Required work: Could you copy every line from the material below in which "Emit" appears?

#### Entries shown

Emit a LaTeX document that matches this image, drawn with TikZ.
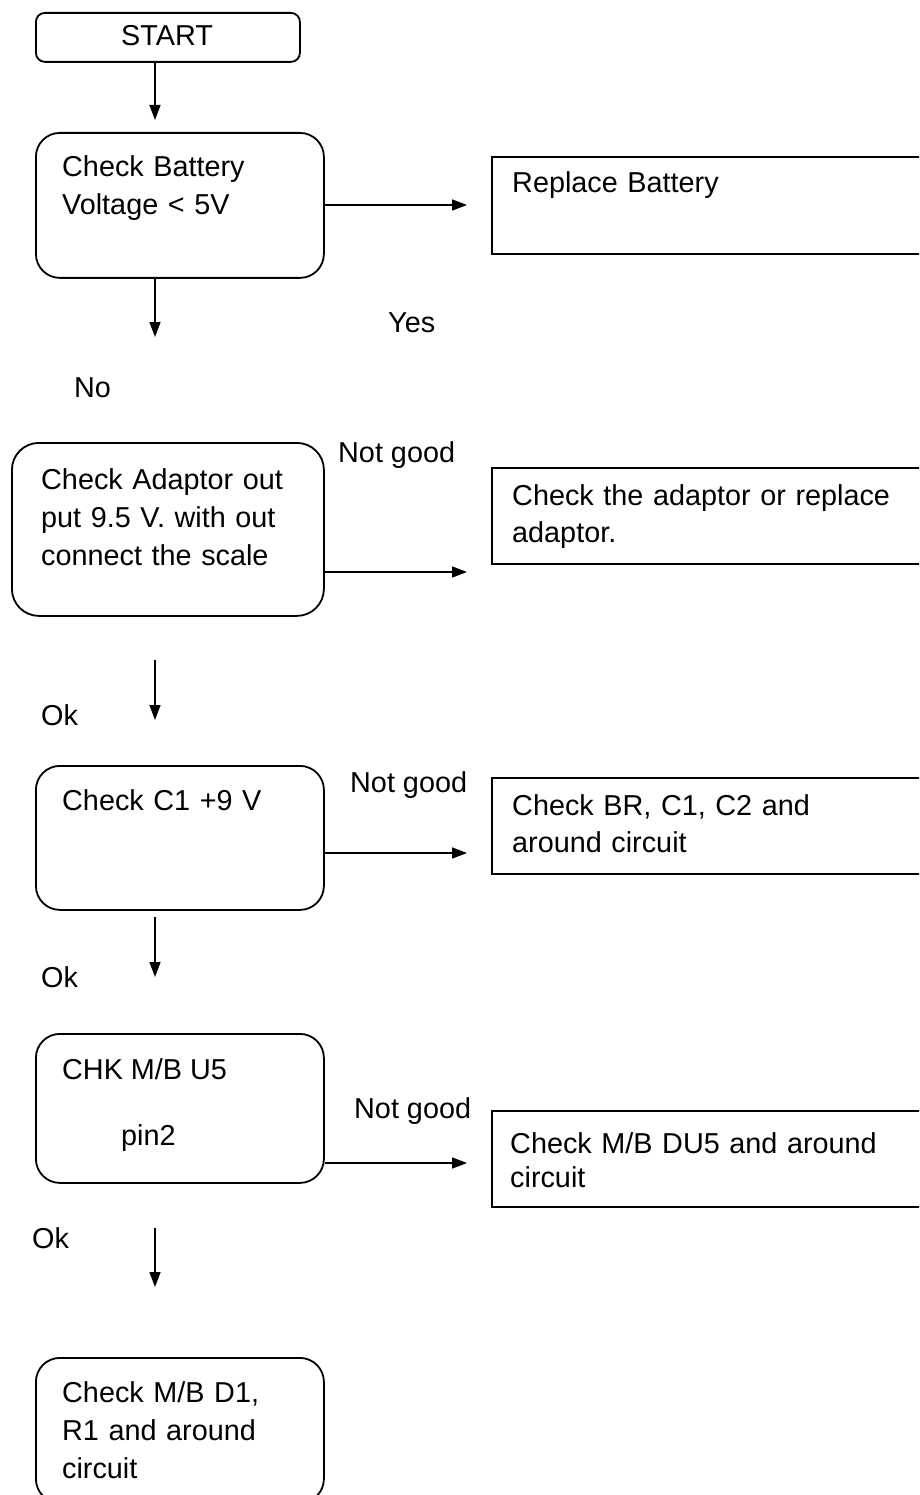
\documentclass[tikz,border=0pt]{standalone}
\usepackage{fontspec}
\setmainfont{Liberation Sans}
\usetikzlibrary{arrows.meta}
\begin{document}
\begin{tikzpicture}[x=1pt,y=-1pt,
  every node/.style={font=\fontsize{28.8}{38}\selectfont},
  rbox/.style={draw,line width=1.8pt,rounded corners=24pt,rectangle,inner sep=0pt,anchor=north west},
  sbox/.style={draw,line width=1.8pt,rectangle,inner sep=0pt,anchor=north west},
  txt/.style={inner sep=0pt,anchor=base west,align=left,text width=300pt},
  lbl/.style={inner sep=0pt,anchor=base west},
  arr/.style={line width=1.5pt,-{Triangle[length=15pt,width=11pt]}}]
\useasboundingbox (0,0) rectangle (919,1495);
\clip (0,0) rectangle (919,1495);
% boxes
\node[rbox,rounded corners=9pt,minimum width=264pt,minimum height=49pt] (start) at (35,12) {};
\node[inner sep=0pt] (starttxt) at (167,36) {START};
\node[rbox,minimum width=288pt,minimum height=145pt] (b1) at (35,132) {};
\node[txt] (b1t) at (62,177) {Check Battery\\Voltage < 5V};
\node[sbox,minimum width=440pt,minimum height=97pt] (r1) at (491,156) {};
\node[txt] (r1t) at (512,193) {Replace Battery};

\node[rbox,rounded corners=27pt,minimum width=312pt,minimum height=173pt] (b2) at (11,442) {};
\node[txt] (b2t) at (41,489) {Check Adaptor out\\put 9.5 V. with out\\connect the scale};
\node[sbox,minimum width=440pt,minimum height=96pt] (r2) at (491,467) {};
\node[txt,font=\fontsize{28.8}{37}\selectfont,text width=400pt] (r2t) at (512,505) {Check the adaptor or replace\\adaptor.};

\node[rbox,minimum width=288pt,minimum height=144pt] (b3) at (35,765) {};
\node[txt] (b3t) at (62,810) {Check C1 +9 V};
\node[sbox,minimum width=440pt,minimum height=96pt] (r3) at (491,777) {};
\node[txt,font=\fontsize{28.8}{37}\selectfont,text width=400pt] (r3t) at (512,815) {Check BR, C1, C2 and\\around circuit};

\node[rbox,minimum width=288pt,minimum height=149pt] (b4) at (35,1033) {};
\node[lbl] (b4t) at (62,1079) {CHK M/B U5};
\node[lbl] (b4p) at (121,1145) {pin2};
\node[sbox,minimum width=440pt,minimum height=96pt] (r4) at (491,1110) {};
\node[txt,font=\fontsize{28.8}{34}\selectfont,text width=400pt] (r4t) at (510,1153) {Check M/B DU5 and around\\circuit};

\node[rbox,minimum width=288pt,minimum height=145pt] (b5) at (35,1357) {};
\node[txt] (b5t) at (62,1402) {Check M/B D1,\\R1 and around\\circuit};

% labels
\node[lbl] (yes) at (388,332) {Yes};
\node[lbl] (no) at (74,397) {No};
\node[lbl] (ng1) at (338,462) {Not good};
\node[lbl] (ok1) at (41,725) {Ok};
\node[lbl] (ng2) at (350,792) {Not good};
\node[lbl] (ok2) at (41,987) {Ok};
\node[lbl] (ng3) at (354,1118) {Not good};
\node[lbl] (ok3) at (32,1248) {Ok};

% arrow coordinates
\coordinate (a0) at (155,120);
\coordinate (a1) at (155,337);
\coordinate (a2s) at (155,660);
\coordinate (a2e) at (155,720);
\coordinate (a3s) at (155,917);
\coordinate (a3e) at (155,977);
\coordinate (a4s) at (155,1228);
\coordinate (a4e) at (155,1287);
\coordinate (h1) at (467,205);
\coordinate (h2) at (467,572);
\coordinate (h3) at (467,853);
\coordinate (h4) at (467,1163);

\draw[arr] (start.south -| a0) -- (a0);
\draw[arr] (b1.south -| a1) -- (a1);
\draw[arr] (a2s) -- (a2e);
\draw[arr] (a3s) -- (a3e);
\draw[arr] (a4s) -- (a4e);
\draw[arr] (b1.east |- h1) -- (h1);
\draw[arr] (b2.east |- h2) -- (h2);
\draw[arr] (b3.east |- h3) -- (h3);
\draw[arr] (b4.east |- h4) -- (h4);
\end{tikzpicture}
\end{document}
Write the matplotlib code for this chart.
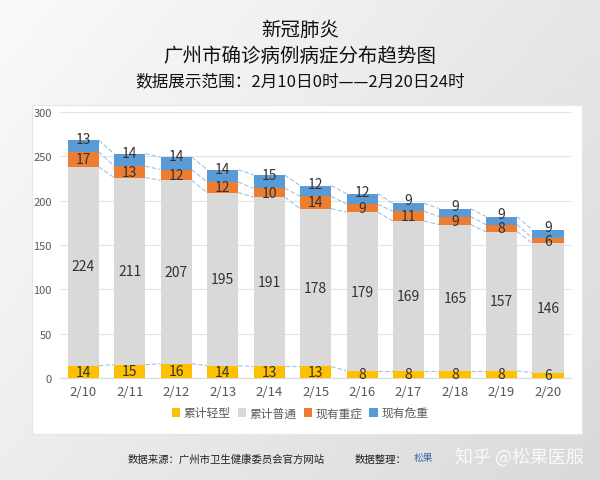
import matplotlib
matplotlib.use('Agg')
import matplotlib.pyplot as plt
import numpy as np
from matplotlib.patches import Rectangle

plt.rcParams['font.family'] = ['Noto Sans CJK SC', 'DejaVu Sans']

# data
dates = ['2/10', '2/11', '2/12', '2/13', '2/14', '2/15', '2/16', '2/17', '2/18', '2/19', '2/20']
mild = [14, 15, 16, 14, 13, 13, 8, 8, 8, 8, 6]
normal = [224, 211, 207, 195, 191, 178, 179, 169, 165, 157, 146]
severe = [17, 13, 12, 12, 10, 14, 9, 11, 9, 8, 6]
critical = [13, 14, 14, 14, 15, 12, 12, 9, 9, 9, 9]
series_names = ['累计轻型', '累计普通', '现有重症', '现有危重']
colors = ['#FFC000', '#D9D9D9', '#ED7D31', '#5B9BD5']

fig = plt.figure(figsize=(6, 4.81), dpi=100)

# gradient background
bg = fig.add_axes([0, 0, 1, 1], zorder=-10)
xx, yy = np.meshgrid(np.linspace(0, 1, 200), np.linspace(0, 1, 200))
grad = 0.98 - 0.13 * (0.6 * xx + 0.4 * yy)
bg.imshow(grad, cmap='gray', vmin=0, vmax=1, extent=[0, 1, 0, 1], aspect='auto', origin='upper')
bg.axis('off')

# white chart panel
fig.patches.append(Rectangle((32 / 600, 1 - 435 / 481), (582 - 32) / 600, (435 - 106) / 481,
                             transform=fig.transFigure, facecolor='white',
                             edgecolor='#e6e6e6', linewidth=0.8, zorder=-5))

ax = fig.add_axes([0.1, 1 - 379 / 481, 0.852, (379 - 113) / 481])
ax.set_facecolor('none')

x = np.arange(len(dates))
width = 0.67
data = [mild, normal, severe, critical]
label_shift = [0, 0, 0, 5]  # top labels sit a bit higher in the original, in points
bottom = np.zeros(len(dates))
tops = []
for vals, name, c, sh in zip(data, series_names, colors, label_shift):
    vals = np.array(vals)
    ax.bar(x, vals, width, bottom=bottom, color=c, label=name, zorder=3)
    for xi, b, v in zip(x, bottom, vals):
        ax.annotate(str(v), (xi, b + v / 2), xytext=(0, sh), textcoords='offset points',
                    ha='center', va='center', fontsize=10, color='#333333', zorder=5)
    bottom = bottom + vals
    tops.append(bottom.copy())

# series lines between bars
for t in tops:
    for i in range(len(dates) - 1):
        ax.plot([x[i] + width / 2, x[i + 1] - width / 2], [t[i], t[i + 1]],
                color='#9DC3E6', linestyle=(0, (4, 2)), linewidth=0.8, zorder=2)

ax.set_xlim(-0.5, len(dates) - 0.5)
ax.set_ylim(0, 300)
ax.set_yticks(range(0, 301, 50))
ax.set_xticks(x)
ax.set_xticklabels(dates)
ax.tick_params(axis='y', length=0, labelsize=8, labelcolor='#595959', pad=6)
ax.tick_params(axis='x', length=0, labelsize=9.5, labelcolor='#595959', pad=5)
ax.grid(axis='y', color='#e3e3e3', linewidth=0.8, zorder=0)
for s in ['top', 'right', 'left']:
    ax.spines[s].set_visible(False)
ax.spines['bottom'].set_color('#d9d9d9')

leg = fig.legend(loc='center', bbox_to_anchor=(0.5, 1 - 414 / 481), ncol=4, frameon=False,
                 fontsize=8.5, handlelength=0.7, handleheight=0.7, handletextpad=0.3,
                 columnspacing=0.6, labelcolor='#595959')

fig.text(0.5, 1 - 30 / 481, '新冠肺炎', ha='center', va='center', fontsize=14, color='#111111')
fig.text(0.5, 1 - 57 / 481, '广州市确诊病例病症分布趋势图', ha='center', va='center', fontsize=14, color='#111111')
fig.text(0.5, 1 - 82 / 481, '数据展示范围：2月10日0时——2月20日24时', ha='center', va='center', fontsize=12, color='#111111')

fig.text(128 / 600, 1 - 460 / 481, '数据来源：广州市卫生健康委员会官方网站', ha='left', va='center', fontsize=7.5, color='#222222')
fig.text(355 / 600, 1 - 460 / 481, '数据整理：', ha='left', va='center', fontsize=7.5, color='#222222')
fig.text(414 / 600, 1 - 458 / 481, '松果', ha='left', va='center', fontsize=7, color='#3a6ea5')
fig.text(455 / 600, 1 - 457 / 481, '知乎 @松果医服', ha='left', va='center', fontsize=13, color='white', alpha=0.85)

fig.savefig('out.png', dpi=100)
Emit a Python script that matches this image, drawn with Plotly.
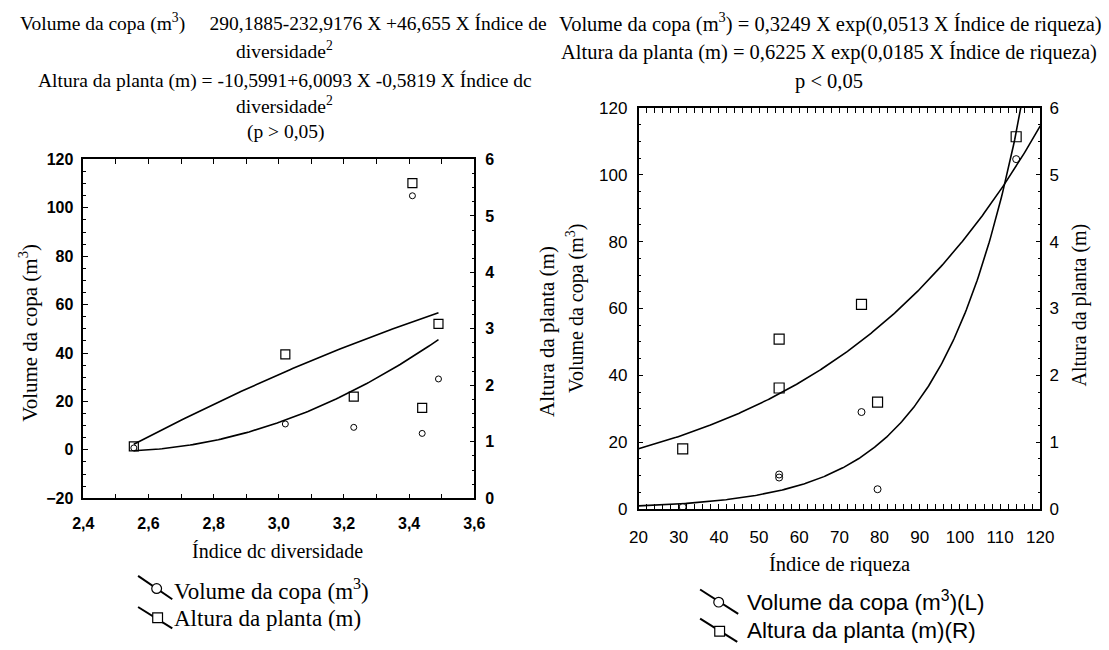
import numpy as np
import plotly.graph_objects as go

W, H = 1109, 650

# ---------------- data ----------------
# Left panel: diversity index
div_x = [2.555, 3.02, 3.23, 3.41, 3.44, 3.49]
div_volume = [0.8, 10.7, 9.3, 105.0, 6.8, 29.3]        # m3 (left axis)
div_height = [0.92, 2.55, 1.80, 5.58, 1.60, 3.09]      # m (right axis)

# Right panel: richness index
ric_x = [31, 55, 55, 75.5, 79.5, 114]
ric_volume = [0.6, 10.3, 9.4, 29.0, 5.9, 104.7]
ric_height = [0.90, 1.81, 2.54, 3.06, 1.60, 5.57]

# fitted equations shown in the titles
vol_div_coef = (290.1885, -232.9176, 46.655)
alt_div_coef = (-10.5991, 6.0093, -0.5819)
vol_ric_coef = (0.3249, 0.0513)
alt_ric_coef = (0.6225, 0.0185)

left_xticks = [2.4, 2.6, 2.8, 3.0, 3.2, 3.4, 3.6]
left_xticklabels = ["2,4", "2,6", "2,8", "3,0", "3,2", "3,4", "3,6"]

# ---------------- curves from the stated equations ----------------
xd = np.linspace(min(div_x), max(div_x), 120)
vol_div_fit = vol_div_coef[0] + vol_div_coef[1] * xd + vol_div_coef[2] * xd ** 2
alt_div_fit = alt_div_coef[0] + alt_div_coef[1] * xd + alt_div_coef[2] * xd ** 2
xr = np.linspace(20, 120, 300)
vol_ric_fit = vol_ric_coef[0] * np.exp(vol_ric_coef[1] * xr)
alt_ric_fit = alt_ric_coef[0] * np.exp(alt_ric_coef[1] * xr)

SERIF = "Liberation Serif"
SANS = "Liberation Sans"


def px(x):
    return x / W


def py(y):
    return 1 - y / H


fig = go.Figure()
line = dict(color="black", width=1.6)

# left panel
fig.add_trace(go.Scatter(x=xd, y=vol_div_fit, mode="lines", line=line, xaxis="x", yaxis="y", hoverinfo="skip"))
fig.add_trace(go.Scatter(x=xd, y=alt_div_fit, mode="lines", line=line, xaxis="x", yaxis="y2", hoverinfo="skip"))
fig.add_trace(go.Scatter(x=div_x, y=div_volume, mode="markers", xaxis="x", yaxis="y",
                         marker=dict(symbol="circle-open", size=6, color="black", line=dict(width=1))))
fig.add_trace(go.Scatter(x=div_x, y=div_height, mode="markers", xaxis="x", yaxis="y2",
                         marker=dict(symbol="square-open", size=9, color="black", line=dict(width=1.2))))

# right panel
fig.add_trace(go.Scatter(x=xr, y=vol_ric_fit, mode="lines", line=line, xaxis="x2", yaxis="y3", hoverinfo="skip"))
fig.add_trace(go.Scatter(x=xr, y=alt_ric_fit, mode="lines", line=line, xaxis="x2", yaxis="y4", hoverinfo="skip"))
fig.add_trace(go.Scatter(x=ric_x, y=ric_volume, mode="markers", xaxis="x2", yaxis="y3",
                         marker=dict(symbol="circle-open", size=7, color="black", line=dict(width=1))))
fig.add_trace(go.Scatter(x=ric_x, y=ric_height, mode="markers", xaxis="x2", yaxis="y4",
                         marker=dict(symbol="square-open", size=10, color="black", line=dict(width=1.2))))

L_dom_x = [px(74), px(474)]
L_dom_y = [py(504), py(155)]
R_dom_x = [px(642), px(1053)]
R_dom_y = [py(515), py(102)]

tickfontL = dict(family=SANS, size=16, color="black", weight="bold")
tickfontR = dict(family=SANS, size=17, color="black")
common = dict(showgrid=False, zeroline=False, showline=True, linecolor="black", linewidth=1.5,
              ticks="inside", ticklen=5, tickcolor="black", tickwidth=1.2)

fig.update_layout(
    width=W, height=H, margin=dict(l=0, r=0, t=0, b=0),
    paper_bgcolor="white", plot_bgcolor="white", showlegend=False,
    xaxis=dict(domain=L_dom_x, anchor="y", range=[2.4, 3.6], tickvals=left_xticks,
               ticktext=left_xticklabels, mirror="allticks", tickfont=tickfontL, ticklabelstandoff=10,
               minor=dict(ticks="inside", dtick=0.1, ticklen=3, tickcolor="black"), **common),
    yaxis=dict(domain=L_dom_y, anchor="x", range=[-20, 120], dtick=20, tickfont=tickfontL,
               ticklabelstandoff=5,
               minor=dict(ticks="inside", dtick=5, ticklen=3, tickcolor="black"), **common),
    yaxis2=dict(overlaying="y", anchor="x", side="right", range=[0, 6], dtick=1, tickfont=tickfontL,
                ticklabelstandoff=6,
                minor=dict(ticks="inside", dtick=0.25, ticklen=3, tickcolor="black"), **common),
    xaxis2=dict(domain=R_dom_x, anchor="y3", range=[20, 120], dtick=10, mirror="allticks",
                tickfont=tickfontR, ticklabelstandoff=12,
                minor=dict(ticks="inside", dtick=2, ticklen=3, tickcolor="black"), **common),
    yaxis3=dict(domain=R_dom_y, anchor="x2", range=[0, 120], dtick=20, tickfont=tickfontR,
                ticklabelstandoff=6,
                minor=dict(ticks="inside", dtick=5, ticklen=3, tickcolor="black"), **common),
    yaxis4=dict(overlaying="y3", anchor="x2", side="right", range=[0, 6], dtick=1, tickfont=tickfontR,
                ticklabelstandoff=4,
                minor=dict(ticks="inside", dtick=0.25, ticklen=3, tickcolor="black"), **common),
)

NB = "\u00a0"
ann = []


def text(x, y, s, size=17, family=SERIF, angle=0, xanchor="center"):
    ann.append(dict(x=px(x), y=py(y), xref="paper", yref="paper", text=s, showarrow=False,
                    xanchor=xanchor, yanchor="middle", textangle=angle,
                    font=dict(family=family, size=size, color="black")))


# left titles
text(279, 14, "Volume da copa (m<sup>3</sup>)" + NB * 5 + "290,1885-232,9176 X +46,655 X Índice de", 19.5)
text(280, 42, "diversidade<sup>2</sup>", 19.5)
text(280, 74, "Altura da planta (m) = -10,5991+6,0093 X -0,5819 X Índice dc", 19.5)
text(280, 99, "diversidade<sup>2</sup>", 19.5)
text(281, 127, "(p > 0,05)", 19.5)
# right titles
text(838, 14, "Volume da copa (m<sup>3</sup>) = 0,3249 X exp(0,0513 X Índice de riqueza)", 20.5)
text(837, 45, "Altura da planta (m) = 0,6225 X exp(0,0185 X Índice de riqueza)", 20.5)
text(837, 75, "p < 0,05", 20.5)

# axis titles
text(18, 334, "Volume da copa (m<sup>3</sup>)", 21, angle=-90)
text(549, 332, "Altura da planta (m)", 21, angle=-90)
text(273, 558, "Índice dc diversidade", 20)
text(578, 308, "Volume da copa (m<sup>3</sup>)", 20, angle=-90)
text(1093, 305, "Altura da planta (m)", 20, angle=-90)
text(848, 572, "Índice de riqueza", 20.5)

# legends
text(165, 598, "Volume da copa (m<sup>3</sup>)", 23, xanchor="left")
text(165, 628, "Altura da planta (m)", 23, xanchor="left")
text(751, 610, "Volume da copa (m<sup>3</sup>)(L)", 22.5, family=SANS, xanchor="left")
text(751, 640, "Altura da planta (m)(R)", 22.5, family=SANS, xanchor="left")

shapes = []


def seg(x0, y0, x1, y1):
    shapes.append(dict(type="line", xref="paper", yref="paper", x0=px(x0), y0=py(y0), x1=px(x1), y1=py(y1),
                       line=dict(color="black", width=2)))


def circ(cx, cy, r):
    shapes.append(dict(type="circle", xref="paper", yref="paper", x0=px(cx - r), x1=px(cx + r),
                       y0=py(cy + r), y1=py(cy - r), line=dict(color="black", width=1.2), fillcolor="white"))


def sq(cx, cy, r):
    shapes.append(dict(type="rect", xref="paper", yref="paper", x0=px(cx - r), x1=px(cx + r),
                       y0=py(cy + r), y1=py(cy - r), line=dict(color="black", width=1.2), fillcolor="white"))


seg(130, 584, 165, 608); circ(149, 597, 5)
seg(130, 616, 165, 638); sq(150, 627, 5)
seg(705, 598, 744, 623); circ(724, 611, 5)
seg(705, 628, 743, 652); sq(725, 641, 5)

fig.update_layout(annotations=ann, shapes=shapes)
fig.write_html("out.html")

########

Reply:
Emit a LaTeX document that matches this image, drawn with TikZ.
Emit a Python script that matches this image, drawn with Plotly.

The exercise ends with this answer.